İnsan ihtiyaçlarının büyük bir kısmının doğal kaynaklardan karşılandığına, su kaynaklarının yüzde 71'lik kısmının tarımsal sulamada kullanıldığına vurgu yapan Dindar, sosyoekonomik anlamda gelişmiş ülkelerde tüketimin diğer ülkelere oranla daha fazla olduğunu, tüket-at anlayışının da daha yaygın görüldüğünü ifade etti.

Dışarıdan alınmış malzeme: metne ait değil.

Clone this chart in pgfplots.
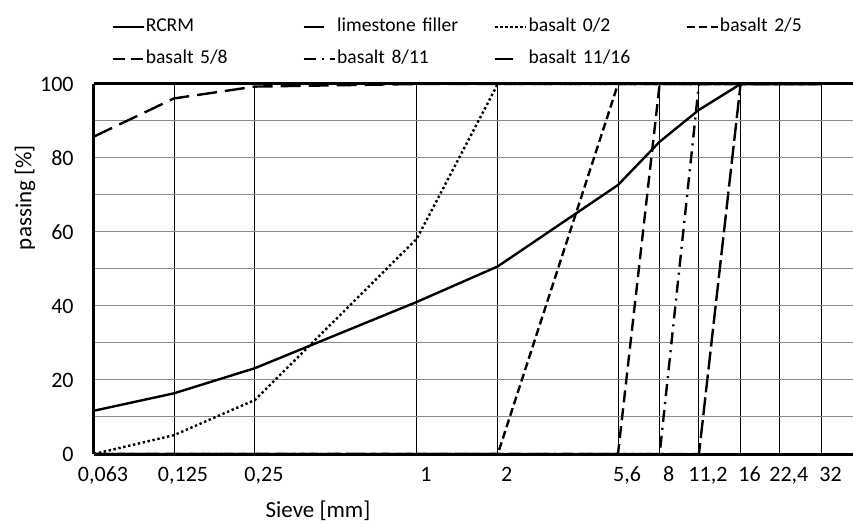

Almanya gibi sanayinin geliştiği ülkelerde doğal kaynak kullanımının giderek arttığının ve bu ülkelerde limit aşım günlerinin gelişmemiş veya gelişmekte olan ülkelere göre daha erken bir tarihe denk geldiğini vurgulayan Dindar, ABD'nin 5, Almanya’nın 3 ve Türkiye’nin 1,75 dünya varmış gibi doğal kaynakları kullandığını belirtti.
Doğal kaynakların dünya üzerinde eşit şekilde kullanılmadığını ve bu durumun da toplumlar açısından önemli eşitsizlikleri beraberinde getirdiğini söyleyen Dindar, sözlerini şöyle sürdürdü:
"Dünya genelinde resmin bütününe bakmak gerekiyor. Neticede doğal kaynaklar ve dünya hepimizin. Temiz su, hava ve toprak hepimiz için sunulmuş bir kaynak. Afrika’da her gün açlıktan, susuzluktan ya da hastalıktan ölen insanlar var. Diğer tarafta ise sanki 5 tane dünya varmış gibi harcama yapma lüksüne sahip başka bir kıtada da farklı yaşam tarzı devam ediyor. Ulaşım araçları arasında karbon ayak izine en fazla neden olan uçaklar, gelişmiş ülkelerde daha sık tercih ediliyor. Sosyoekonomik anlamda daha fazla kalkınmış bir ülke vatandaşı dünyayı daha fazla görmek için seyahat etmek ister. Uzak ülkelere gitmek içinse uçak tercih edilir. Lüks tüketim alışkanlıkları olan bir toplumda daha fazla su ve enerji kullanılır ve karbon ayak izi de artar."